──────── Data shown ────────

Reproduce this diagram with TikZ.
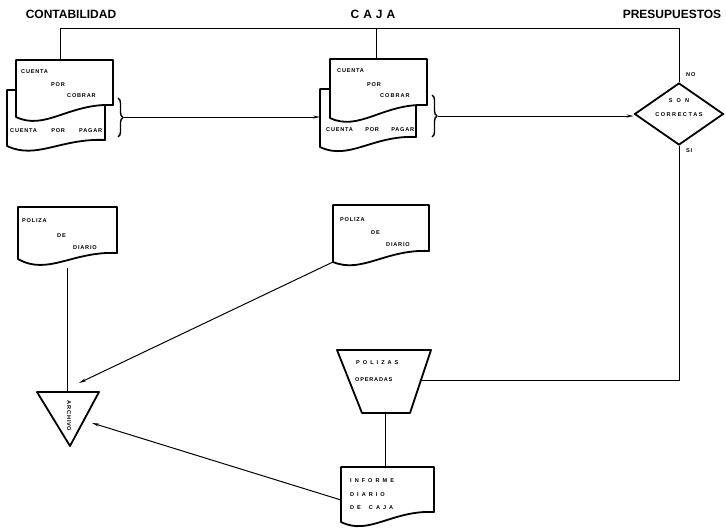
\documentclass[tikz,border=0pt]{standalone}
\usepackage{fontspec}
\setmainfont{Liberation Sans}
\newfontfamily\lsp[LetterSpace=14]{Liberation Sans}
\usetikzlibrary{shapes.geometric,decorations.pathreplacing,arrows.meta}
% document outline: x1 ytop x2 yright yleft dip
\newcommand\docpath[6]{(#1,#2) -- (#3,#2) -- (#3,#4) .. controls ({#1+0.55*(#3-#1)},{#4-2}) and ({#1+0.3*(#3-#1)},{#5+#6}) .. (#1,#5) -- cycle}
\tikzset{
  shp/.style={line width=1.8pt, fill=white, line join=round},
  conn/.style={line width=1pt},
  arr/.style={conn,-{Stealth[length=7pt,width=3pt]}},
  hdr/.style={font=\bfseries\fontsize{12}{12}\selectfont, inner sep=0},
  dtx/.style={font=\lsp\bfseries\fontsize{5.6}{6}\selectfont, inner sep=0, anchor=west},
  brc/.style={line width=1.4pt, decorate, decoration={brace, amplitude=5pt}},
}
\begin{document}
\begin{tikzpicture}[x=1pt,y=-1pt]
\useasboundingbox (0,0) rectangle (726,530);

% headers
\node[hdr] (hcont) at (71,14) {CONTABILIDAD};
\node[hdr] (hcaja) at (373,14) {C\hspace{4pt}A\hspace{4pt}J\hspace{4pt}A};
\node[hdr] (hpres) at (672,14) {PRESUPUESTOS};

% top connector line
\coordinate (tl) at (60,28);
\coordinate (tm) at (376,28);
\coordinate (tr) at (679,28);

% ---- CONTABILIDAD stack
\draw[shp] \docpath{7}{90}{105}{140}{146}{14};
\draw[shp] \docpath{16}{60}{113}{105}{117}{14};
\coordinate (ctop) at (60,60);
\node[dtx] (c1) at (21,72) {CUENTA};
\node[dtx] (c2) at (51,85) {POR};
\node[dtx] (c3) at (67,96) {COBRAR};
\node[dtx] (c4) at (10,131) {\makebox[92pt][s]{CUENTA\hfill POR\hfill PAGAR}};
\draw[brc] (118,98) -- (118,137);
\coordinate (cbr) at (124,117);

% ---- CAJA stack
\draw[shp] \docpath{320}{89}{416}{137}{147}{14};
\draw[shp] \docpath{330}{59}{427}{105}{118}{14};
\coordinate (jtop) at (376,59);
\coordinate (jback) at (320,117);
\node[dtx] (j1) at (337,71) {CUENTA};
\node[dtx] (j2) at (367,85) {POR};
\node[dtx] (j3) at (380,96) {C\hspace{1pt}O\hspace{1pt}B\hspace{1pt}R\hspace{1pt}A\hspace{1pt}R};
\node[dtx] (j4) at (326,130) {\makebox[88pt][s]{CUENTA\hfill POR\hfill PAGAR}};
\draw[brc] (432,95) -- (432,137);
\coordinate (jbr) at (438,116);

% ---- decision diamond
\node[diamond, draw, line width=1.8pt, inner sep=0, minimum width=89pt, minimum height=62pt] (dec) at (679,114) {};
\node[dtx, anchor=center] (d1) at (679,101) {S\hspace{4pt}O\hspace{4pt}N};
\node[dtx, anchor=center] (d2) at (679,115) {C\hspace{1.5pt}O\hspace{1.5pt}R\hspace{1.5pt}R\hspace{1.5pt}E\hspace{1.5pt}C\hspace{1.5pt}T\hspace{1.5pt}A\hspace{1.5pt}S};
\node[dtx] (no) at (686,75) {NO};
\node[dtx] (si) at (686,151) {SI};

% ---- POLIZA DE DIARIO (contabilidad)
\draw[shp] \docpath{18}{207}{117}{253}{259}{17};
\coordinate (pbot) at (67,268);
\node[dtx] (p1) at (22,221) {POLIZA};
\node[dtx] (p2) at (57,236) {DE};
\node[dtx] (p3) at (73,248) {DIARIO};

% ---- POLIZA DE DIARIO (caja)
\draw[shp] \docpath{333}{205}{429}{251}{262}{12};
\coordinate (qbot) at (333,262);
\node[dtx] (q1) at (340,220) {POLIZA};
\node[dtx] (q2) at (371,233) {DE};
\node[dtx] (q3) at (386,245) {DIARIO};

% ---- archive triangle
\draw[shp] (37,392) -- (99,392) -- (70,446) -- cycle;
\coordinate (ttop) at (67,392);
\coordinate (tleft) at (79,383);
\coordinate (tright) at (92,423);
\node[dtx, anchor=center, rotate=-90] (tx) at (69,416) {ARCHIVO};

% ---- POLIZAS OPERADAS trapezoid
\draw[shp] (337,350) -- (431,350) -- (410,413) -- (362,413) -- cycle;
\coordinate (zr) at (421,380);
\coordinate (zb) at (385,413);
\node[dtx] (z1) at (356,363) {P\hspace{3pt}O\hspace{3pt}L\hspace{3pt}I\hspace{3pt}Z\hspace{3pt}A\hspace{3pt}S};
\node[dtx] (z2) at (355,380) {OPERADAS};

% ---- INFORME DIARIO DE CAJA
\draw[shp] \docpath{341}{467}{434}{512}{522}{14};
\coordinate (itop) at (385,467);
\coordinate (ileft) at (341,500);
\node[dtx] (i1) at (350,481) {I\hspace{3pt}N\hspace{3pt}F\hspace{3pt}O\hspace{3pt}R\hspace{3pt}M\hspace{3pt}E};
\node[dtx] (i2) at (350,495) {D\hspace{3pt}I\hspace{3pt}A\hspace{3pt}R\hspace{3pt}I\hspace{3pt}O};
\node[dtx] (i3) at (350,508) {D\hspace{3pt}E\hspace{8pt}C\hspace{3pt}A\hspace{3pt}J\hspace{3pt}A};

% ---- connectors
\draw[conn] (ctop) -- (tl) -- (tr) -- (dec.north);
\draw[conn] (tm) -- (jtop);
\draw[arr] (cbr) -- (jback);
\draw[arr] (jbr) -- (dec.west |- jbr);
\draw[conn] (dec.south) -- (dec.south |- zr) -- (zr);
\draw[conn] (zb) -- (itop);
\draw[conn] (pbot) -- (ttop);
\draw[arr] (qbot) -- (tleft);
\draw[arr] (ileft) -- (tright);
\end{tikzpicture}
\end{document}
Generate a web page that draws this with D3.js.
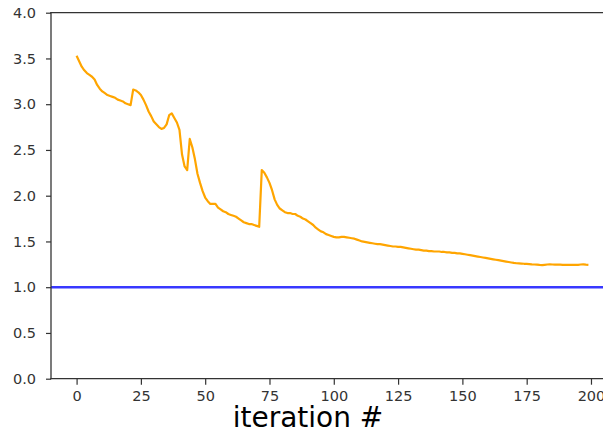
<!DOCTYPE html>
<html>
<head>
<meta charset="utf-8">
<script src="https://cdn.jsdelivr.net/npm/d3@7"></script>
<style>
  html, body { margin: 0; padding: 0; background: #fff; overflow: hidden; }
  svg { display: block; font-family: "DejaVu Sans", sans-serif; }
</style>
</head>
<body>
<svg id="chart" width="603" height="433"></svg>
<script>
// ---- data ----
const lossValues = [
  3.53, 3.47, 3.41, 3.37, 3.34, 3.32, 3.30, 3.27, 3.21, 3.17,
  3.14, 3.12, 3.10, 3.09, 3.08, 3.07, 3.05, 3.04, 3.03, 3.01,
  3.00, 2.99, 3.16, 3.15, 3.13, 3.10, 3.05, 2.99, 2.92, 2.87,
  2.81, 2.78, 2.75, 2.73, 2.74, 2.78, 2.88, 2.90, 2.85, 2.80,
  2.72, 2.45, 2.32, 2.28, 2.62, 2.53, 2.40, 2.24, 2.14, 2.05,
  1.98, 1.94, 1.91, 1.91, 1.91, 1.87, 1.85, 1.83, 1.82, 1.80,
  1.79, 1.78, 1.77, 1.75, 1.73, 1.71, 1.70, 1.69, 1.69, 1.68,
  1.67, 1.66, 2.28, 2.25, 2.20, 2.14, 2.06, 1.96, 1.90, 1.86,
  1.84, 1.82, 1.81, 1.81, 1.80, 1.80, 1.78, 1.77, 1.75, 1.74,
  1.72, 1.70, 1.68, 1.65, 1.63, 1.61, 1.60, 1.58, 1.57, 1.56,
  1.55, 1.545, 1.545, 1.55, 1.55, 1.545, 1.54, 1.535, 1.53, 1.52,
  1.51, 1.50, 1.495, 1.49, 1.485, 1.48, 1.475, 1.47, 1.47, 1.465,
  1.46, 1.455, 1.45, 1.445, 1.445, 1.44, 1.44, 1.435, 1.43, 1.425,
  1.42, 1.415, 1.41, 1.41, 1.405, 1.40, 1.40, 1.395, 1.395, 1.39,
  1.39, 1.39, 1.385, 1.385, 1.38, 1.38, 1.375, 1.375, 1.37, 1.37,
  1.365, 1.36, 1.355, 1.35, 1.345, 1.34, 1.335, 1.33, 1.325, 1.32,
  1.315, 1.31, 1.305, 1.30, 1.295, 1.29, 1.285, 1.28, 1.275, 1.27,
  1.265, 1.262, 1.26, 1.258, 1.256, 1.255, 1.253, 1.25, 1.248, 1.246,
  1.243, 1.242, 1.245, 1.248, 1.25, 1.248, 1.247, 1.246, 1.246, 1.245,
  1.244, 1.243, 1.243, 1.243, 1.244, 1.245, 1.248, 1.25, 1.247, 1.245
];
const referenceValue = 1.0;
const xTickValues = [0, 25, 50, 75, 100, 125, 150, 175, 200];
const yTickValues = [0.0, 0.5, 1.0, 1.5, 2.0, 2.5, 3.0, 3.5, 4.0];
const xLabel = "iteration #";

// ---- layout ----
const svg = d3.select("#chart");
const plotLeft = 51, plotRight = 614, plotTop = 12.7, plotBottom = 378.7;

const x = d3.scaleLinear().domain([-9.95, 208.95]).range([plotLeft, plotRight]);
const y = d3.scaleLinear().domain([0, 4]).range([plotBottom, plotTop]);

// reference line
svg.append("line")
  .attr("x1", plotLeft).attr("x2", plotRight)
  .attr("y1", y(referenceValue)).attr("y2", y(referenceValue))
  .attr("stroke", "blue").attr("stroke-opacity", 0.78)
  .attr("stroke-width", 2.6);

// loss line
const line = d3.line().x((d, i) => x(i)).y(d => y(d)).curve(d3.curveLinear);
svg.append("path")
  .datum(lossValues)
  .attr("d", line)
  .attr("fill", "none")
  .attr("stroke", "orange")
  .attr("stroke-width", 2.2)
  .attr("stroke-linejoin", "round");

// axes
const xAxis = d3.axisBottom(x).tickValues(xTickValues).tickSize(6).tickPadding(6)
  .tickFormat(d3.format("d"));
const yAxis = d3.axisLeft(y).tickValues(yTickValues).tickSize(5).tickPadding(10)
  .tickFormat(d3.format(".1f"));

const gx = svg.append("g").attr("transform", `translate(0,${plotBottom})`).call(xAxis);
const gy = svg.append("g").attr("transform", `translate(${plotLeft},0)`).call(yAxis);

[gx, gy].forEach(g => {
  g.select(".domain").remove();
  g.selectAll(".tick line").attr("stroke", "#333").attr("stroke-width", 1.2);
  g.selectAll(".tick text").attr("fill", "#333").style("font-size", "14.5px")
    .style("font-family", "DejaVu Sans, sans-serif");
});

// spines (left, top, bottom; right spine lies beyond the window)
const spines = [
  [plotLeft, plotTop, plotLeft, plotBottom],
  [plotLeft, plotTop, plotRight, plotTop],
  [plotLeft, plotBottom, plotRight, plotBottom]
];
svg.selectAll("line.spine").data(spines).enter().append("line")
  .attr("class", "spine")
  .attr("x1", d => d[0]).attr("y1", d => d[1])
  .attr("x2", d => d[2]).attr("y2", d => d[3])
  .attr("stroke", "#333").attr("stroke-width", 1.3)
  .attr("stroke-linecap", "square");

// x label
svg.append("text")
  .attr("x", 308).attr("y", 427)
  .attr("text-anchor", "middle")
  .attr("fill", "#000")
  .style("font-size", "28px")
  .style("font-family", "DejaVu Sans, sans-serif")
  .text(xLabel);
</script>
</body>
</html>
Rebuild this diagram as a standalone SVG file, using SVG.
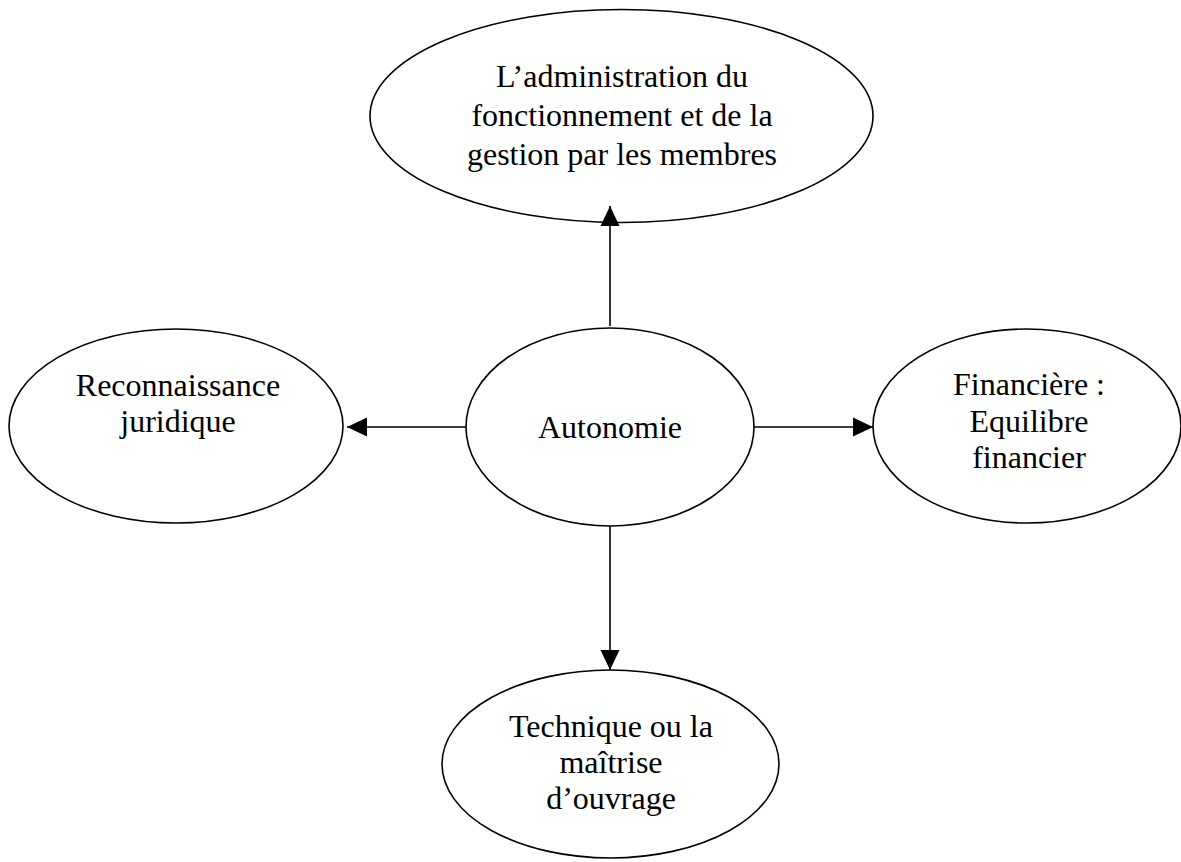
<svg xmlns="http://www.w3.org/2000/svg" width="1181" height="862" viewBox="0 0 1181 862">
<style>
.node ellipse{fill:#fff;stroke:#000;stroke-width:1.6}
.node text{font-family:"Liberation Serif","Times New Roman",serif;font-size:32px;fill:#000;text-anchor:middle}
.edge{stroke:#000;stroke-width:1.6;fill:none;marker-end:url(#arr)}
</style>
<defs>
<marker id="arr" markerUnits="userSpaceOnUse" markerWidth="20" markerHeight="20" viewBox="0 0 20 20" refX="20" refY="10" orient="auto">
<path d="M0,0.5 L20,10 L0,19.5 Z" fill="#000"/>
</marker>
</defs>
<rect width="1181" height="862" fill="#fff"/>
<g id="node-admin" class="node">
<ellipse cx="621.5" cy="116" rx="251.5" ry="106.5"/>
<text x="622" y="87">L’administration du</text>
<text x="622" y="126">fonctionnement et de la</text>
<text x="622" y="165">gestion par les membres</text>
</g>
<g id="node-autonomie" class="node">
<ellipse cx="610" cy="427" rx="144" ry="99"/>
<text x="610" y="438">Autonomie</text>
</g>
<g id="node-juridique" class="node">
<ellipse cx="176" cy="426" rx="167" ry="97"/>
<text x="178" y="396">Reconnaissance</text>
<text x="178" y="432">juridique</text>
</g>
<g id="node-financiere" class="node">
<ellipse cx="1027" cy="426" rx="154" ry="97"/>
<text x="1029" y="395">Financière :</text>
<text x="1029" y="432">Equilibre</text>
<text x="1029" y="468">financier</text>
</g>
<g id="node-technique" class="node">
<ellipse cx="610.5" cy="764" rx="168.5" ry="94"/>
<text x="611" y="737">Technique ou la</text>
<text x="611" y="773">maîtrise</text>
<text x="611" y="809">d’ouvrage</text>
</g>
<g id="connectors">
<line class="edge" x1="610" y1="326" x2="610" y2="206"/>
<line class="edge" x1="466" y1="427" x2="347" y2="427"/>
<line class="edge" x1="754" y1="427" x2="873" y2="427"/>
<line class="edge" x1="610" y1="526" x2="610" y2="670"/>
</g>
</svg>
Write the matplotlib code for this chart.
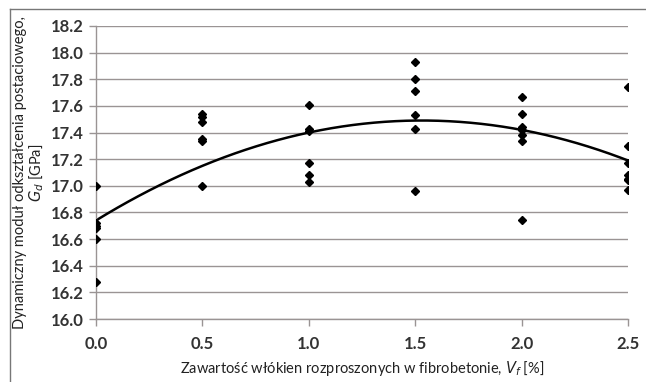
import matplotlib
matplotlib.use('Agg')
import numpy as np
import matplotlib.pyplot as plt
from matplotlib.lines import Line2D

# fibre content [%] and measured modulus G_d [GPa]
vf_00 = [0.0, 0.0, 0.0, 0.0, 0.0, 0.0]
gd_00 = [17.00, 16.72, 16.70, 16.68, 16.60, 16.28]
vf_05 = [0.5, 0.5, 0.5, 0.5, 0.5, 0.5]
gd_05 = [17.54, 17.52, 17.48, 17.35, 17.34, 17.00]
vf_10 = [1.0, 1.0, 1.0, 1.0, 1.0, 1.0]
gd_10 = [17.61, 17.43, 17.41, 17.17, 17.08, 17.03]
vf_15 = [1.5, 1.5, 1.5, 1.5, 1.5, 1.5]
gd_15 = [17.93, 17.80, 17.71, 17.53, 17.43, 16.96]
vf_20 = [2.0, 2.0, 2.0, 2.0, 2.0, 2.0, 2.0]
gd_20 = [17.67, 17.54, 17.44, 17.42, 17.38, 17.34, 16.74]
vf_25 = [2.5, 2.5, 2.5, 2.5, 2.5, 2.5, 2.5]
gd_25 = [17.74, 17.30, 17.17, 17.08, 17.05, 17.04, 16.97]

# 2nd order trend line: c0 + c1*x + c2*x^2
trend = [16.74, 0.98, -0.32]

x_ticks = [0.0, 0.5, 1.0, 1.5, 2.0, 2.5]
y_ticks = [16.0, 16.2, 16.4, 16.6, 16.8, 17.0, 17.2, 17.4, 17.6, 17.8, 18.0, 18.2]

plt.rcParams['font.family'] = ['Lato', 'DejaVu Sans']

fig = plt.figure(figsize=(6.46, 3.82), dpi=100)
ax = fig.add_axes([96/646, 1 - 319/382, 532/646, 293/382])

vf = vf_00 + vf_05 + vf_10 + vf_15 + vf_20 + vf_25
gd = gd_00 + gd_05 + gd_10 + gd_15 + gd_20 + gd_25
ax.plot(vf, gd, 'D', color='black', markersize=4.5, linestyle='none', zorder=3)

xs = np.linspace(0, 2.5, 200)
ax.plot(xs, trend[0] + trend[1]*xs + trend[2]*xs**2, color='black', lw=1.8, zorder=2)

ax.set_xlim(0, 2.5)
ax.set_ylim(16.0, 18.2)
ax.set_xticks(x_ticks)
ax.set_xticklabels([f'{t:.1f}' for t in x_ticks])
ax.set_yticks(y_ticks)
ax.set_yticklabels([f'{t:.1f}' for t in y_ticks])
ax.grid(axis='y', color='#9a9494', lw=1.0)
ax.set_axisbelow(True)
for s in ['top', 'right']:
    ax.spines[s].set_visible(False)
for s in ['left', 'bottom']:
    ax.spines[s].set_color('#9a9494')
    ax.spines[s].set_linewidth(1.0)
ax.tick_params(axis='both', colors='#9a9494', length=5, width=1.0, labelsize=12,
               labelcolor='#333333')
for lab in ax.get_xticklabels() + ax.get_yticklabels():
    lab.set_fontweight('bold')
ax.tick_params(axis='x', pad=7)
ax.tick_params(axis='y', pad=4)

ax.set_xlabel('Zawartość włókien rozproszonych w fibrobetonie, $V_f$ [%]',
              fontsize=10.5, color='#222222', labelpad=5)
ax.set_ylabel('Dynamiczny moduł odkształcenia postaciowego,\n$G_d$ [GPa]',
              fontsize=10.5, color='#222222', labelpad=3, linespacing=1.1)

# outer frame (top and left visible)
fig.add_artist(Line2D([10/646, 1], [1 - 9/382, 1 - 9/382], color='#777777', lw=1.0,
                      transform=fig.transFigure))
fig.add_artist(Line2D([10/646, 10/646], [0, 1 - 9/382], color='#777777', lw=1.0,
                      transform=fig.transFigure))

fig.savefig('out.png', dpi=100)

────────

◆ Exercise task ◆
Repeat the records above exactly, from the first line through the line that contains "(hpres) at (672,14)", and leave out the pictures.

◆ Worked solution ◆
Reproduce this diagram with TikZ.
\documentclass[tikz,border=0pt]{standalone}
\usepackage{fontspec}
\setmainfont{Liberation Sans}
\newfontfamily\lsp[LetterSpace=14]{Liberation Sans}
\usetikzlibrary{shapes.geometric,decorations.pathreplacing,arrows.meta}
% document outline: x1 ytop x2 yright yleft dip
\newcommand\docpath[6]{(#1,#2) -- (#3,#2) -- (#3,#4) .. controls ({#1+0.55*(#3-#1)},{#4-2}) and ({#1+0.3*(#3-#1)},{#5+#6}) .. (#1,#5) -- cycle}
\tikzset{
  shp/.style={line width=1.8pt, fill=white, line join=round},
  conn/.style={line width=1pt},
  arr/.style={conn,-{Stealth[length=7pt,width=3pt]}},
  hdr/.style={font=\bfseries\fontsize{12}{12}\selectfont, inner sep=0},
  dtx/.style={font=\lsp\bfseries\fontsize{5.6}{6}\selectfont, inner sep=0, anchor=west},
  brc/.style={line width=1.4pt, decorate, decoration={brace, amplitude=5pt}},
}
\begin{document}
\begin{tikzpicture}[x=1pt,y=-1pt]
\useasboundingbox (0,0) rectangle (726,530);

% headers
\node[hdr] (hcont) at (71,14) {CONTABILIDAD};
\node[hdr] (hcaja) at (373,14) {C\hspace{4pt}A\hspace{4pt}J\hspace{4pt}A};
\node[hdr] (hpres) at (672,14) {PRESUPUESTOS};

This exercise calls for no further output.